Jak poinformowała FAMMU/FAPA w bieżącym sezonie 2011/12 globalna produkcja rzepaku powinna wynieść około 61,3 mln ton. Jest jednak niewielkie prawdopodobieństwo, że podaż przekroczy poziom poprzedniego sezonu. Przyczynią się do tego zbiory poniżej potencjału w UE oraz na Ukrainie latem bieżącego roku.
Globalna podaż będzie zależna od zbiorów Canoli w Kanadzie, a niewykluczone, że tamtejszy areał rzepaku po raz pierwszy przekroczy europejski i osiągnie blisko 8 mln ha. Pod znakiem zapytania mogą być jednak zbiory na poziomie 14,7 mln ton, biorąc pod uwagę deficyt wody na preriach przez ostatnie 3 miesiące.
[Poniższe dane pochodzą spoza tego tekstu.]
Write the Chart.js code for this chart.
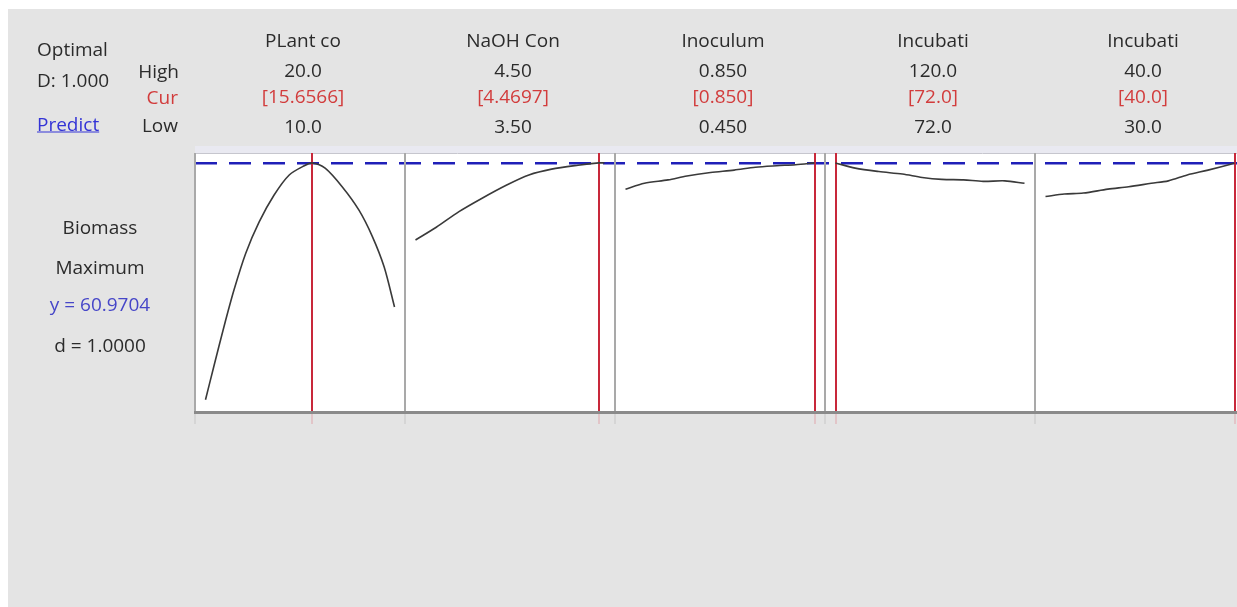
<!DOCTYPE html>
<html>
<head>
<meta charset="utf-8">
<script src="https://cdn.jsdelivr.net/npm/chart.js@4.4.1/dist/chart.umd.min.js"></script>
<style>
  html, body { margin: 0; padding: 0; background: #fff; overflow: hidden; }
  body { width: 1237px; height: 607px; position: relative; font-family: "Open Sans", sans-serif; }
  #bg { position: absolute; left: 8px; top: 9px; right: 0; bottom: 0; background: #e4e4e4; }
  #wrap { position: absolute; left: 0; top: 0; width: 1246px; height: 607px; }
  .lbl { position: absolute; font-size: 19px; line-height: 19px; color: #2b2b2b; white-space: nowrap; transform: translate(-50%, -50%); }
  .lbl.left { transform: translate(0, -50%); }
  .lbl.right { transform: translate(-100%, -50%); }
  .cur { color: #d23c3c; }
  .blue { color: #4646c8; }
  .link { color: #3434d6; text-decoration: underline; }
</style>
</head>
<body>
<div id="bg"></div>
<div id="wrap"><canvas id="c" width="1246" height="607"></canvas></div>
<div id="labels"></div>
<script>
// --- Faktoren (Kopfzeilen) ---
const factorNames = ["PLant co", "NaOH Con", "Inoculum", "Incubati", "Incubati"];
const highValues = [20.0, 4.50, 0.850, 120.0, 40.0];
const curValues = [15.6566, 4.4697, 0.850, 72.0, 40.0];
const lowValues = [10.0, 3.50, 0.450, 72.0, 30.0];
const highLabels = ["20.0", "4.50", "0.850", "120.0", "40.0"];
const curLabels = ["[15.6566]", "[4.4697]", "[0.850]", "[72.0]", "[40.0]"];
const lowLabels = ["10.0", "3.50", "0.450", "72.0", "30.0"];

// --- Antwort ---
const responseLines = ["Biomass", "Maximum", "y = 60.9704", "d = 1.0000"];
const targetY = 60.9704;

// --- Kurven ---
const plantX = [10, 10.44, 10.98, 11.51, 12.13, 12.84, 13.63, 14.43, 15.23, 15.6566, 16.33, 17.23, 18.12, 18.83, 19.45, 20.0];
const plantY = [12.5, 19.3, 27.5, 35.0, 42.5, 48.9, 54.4, 58.5, 60.4, 60.97, 59.9, 56.1, 51.3, 45.9, 39.7, 31.5];
const naohX = [3.5, 3.61, 3.73, 3.85, 3.98, 4.10, 4.22, 4.36, 4.4697, 4.5];
const naohY = [45.2, 47.8, 51.0, 53.7, 56.4, 58.5, 59.7, 60.5, 60.97, 60.96];
const inocX = [0.45, 0.49, 0.54, 0.58, 0.63, 0.68, 0.725, 0.77, 0.81, 0.85];
const inocY = [55.6, 56.8, 57.5, 58.3, 59.0, 59.5, 60.1, 60.4, 60.6, 60.97];
const timeX = [72, 77, 83, 89, 94, 99, 104.5, 109.5, 115, 120];
const timeY = [60.97, 59.9, 59.2, 58.7, 58.0, 57.6, 57.5, 57.2, 57.3, 56.8];
const tempX = [30, 31, 32, 33.3, 34.4, 35.6, 36.5, 37.5, 38.6, 39.8, 40];
const tempY = [54.1, 54.6, 54.8, 55.6, 56.1, 56.8, 57.3, 58.5, 59.5, 60.7, 60.97];

const curvesX = [plantX, naohX, inocX, timeX, tempX];
const curvesY = [plantY, naohY, inocY, timeY, tempY];

const Y_MIN = 10, Y_MAX = 63;
const PAD = 1 / 18; // Randabstand pro Panel

// weisser Hintergrund fuer die Panels
const panelBg = {
  id: "panelBg",
  beforeDraw(chart) {
    const { ctx, chartArea: a } = chart;
    ctx.save();
    ctx.fillStyle = "#e9e9f1";
    ctx.fillRect(a.left, a.top - 7, a.right - a.left, 7);
    ctx.fillStyle = "#ffffff";
    ctx.fillRect(a.left, a.top, a.right - a.left, a.bottom - a.top);
    ctx.restore();
  },
};

const datasets = curvesX.map((xs, i) => ({
  data: xs.map((x, k) => ({ x, y: curvesY[i][k] })),
  xAxisID: "x" + i,
  yAxisID: "y",
  borderColor: "#3a3a3a",
  borderWidth: 1.6,
  pointRadius: 0,
  tension: 0.3,
  fill: false,
}));

const scales = {
  y: {
    type: "linear",
    position: "left",
    min: Y_MIN,
    max: Y_MAX,
    afterBuildTicks: (s) => { s.ticks = [{ value: Y_MAX }, { value: targetY }]; },
    ticks: { display: false },
    grid: {
      drawTicks: false,
      color: (c) => c.index === 1 ? "#1f1fb8" : "#c6c6ce",
      lineWidth: (c) => c.index === 1 ? 2.6 : 1,
    },
    border: { display: false, dash: (c) => c.index === 1 ? [22, 12] : [] },
  },
};

factorNames.forEach((_, i) => {
  const span = highValues[i] - lowValues[i];
  scales["x" + i] = {
    type: "linear",
    position: "bottom",
    stack: "panels",
    stackWeight: 1,
    min: lowValues[i] - span * PAD,
    max: highValues[i] + span * PAD,
    afterBuildTicks: (s) => { s.ticks = [{ value: s.min }, { value: curValues[i] }]; },
    ticks: { display: false },
    grid: {
      color: (c) => c.index === 1 ? "#c8283a" : "#a9a9a9",
      lineWidth: 2,
      tickLength: 12,
      tickColor: (c) => c.index === 1 ? "rgba(220,110,120,0.35)" : "rgba(170,170,170,0.35)",
      tickWidth: 1.5,
    },
    border: { display: true, color: "#8a8a8a", width: 3 },
  };
});

const chart = new Chart(document.getElementById("c").getContext("2d"), {
  type: "line",
  data: { datasets },
  options: {
    responsive: false,
    animation: false,
    devicePixelRatio: 1,
    events: [],
    layout: { padding: { left: 195, top: 153, right: 1, bottom: 183 } },
    plugins: { legend: { display: false }, tooltip: { enabled: false } },
    scales,
  },
  plugins: [panelBg],
});

// --- Texte ---
const box = document.getElementById("labels");
const addLabel = (text, x, y, cls = "") => {
  const d = document.createElement("div");
  d.className = "lbl " + cls;
  d.textContent = text;
  d.style.left = x + "px";
  d.style.top = y + "px";
  box.appendChild(d);
};

addLabel("Optimal", 37, 49, "left");
addLabel("D: 1.000", 37, 80, "left");
addLabel("Predict", 37, 124, "left link");
addLabel("High", 179, 71, "right");
addLabel("Cur", 178, 97, "right cur");
addLabel("Low", 178, 125, "right");

factorNames.forEach((name, i) => {
  const s = chart.scales["x" + i];
  const cx = (s.left + s.right) / 2 + 3;
  addLabel(name, cx, 40);
  addLabel(highLabels[i], cx, 69.5);
  addLabel(curLabels[i], cx, 96, "cur");
  addLabel(lowLabels[i], cx, 126);
});

const respY = [227, 267, 304, 345];
responseLines.forEach((t, k) => addLabel(t, 100, respY[k], k === 2 ? "blue" : ""));
</script>
</body>
</html>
Zbiory na Ukrainie mogą spaść w br. do tylko 1,05 mln ton (przed trzema tygodniami zakładano 1,13 mln ton), a w UE do 19,7 wobec 19,9 mln ton 3 tyg. wcześniej. Brak pokrywy śnieżnej daje się we znaki w Niemczech i Polsce, jakkolwiek rzeczywiste straty będzie można ocenić dopiero za kilka tygodni.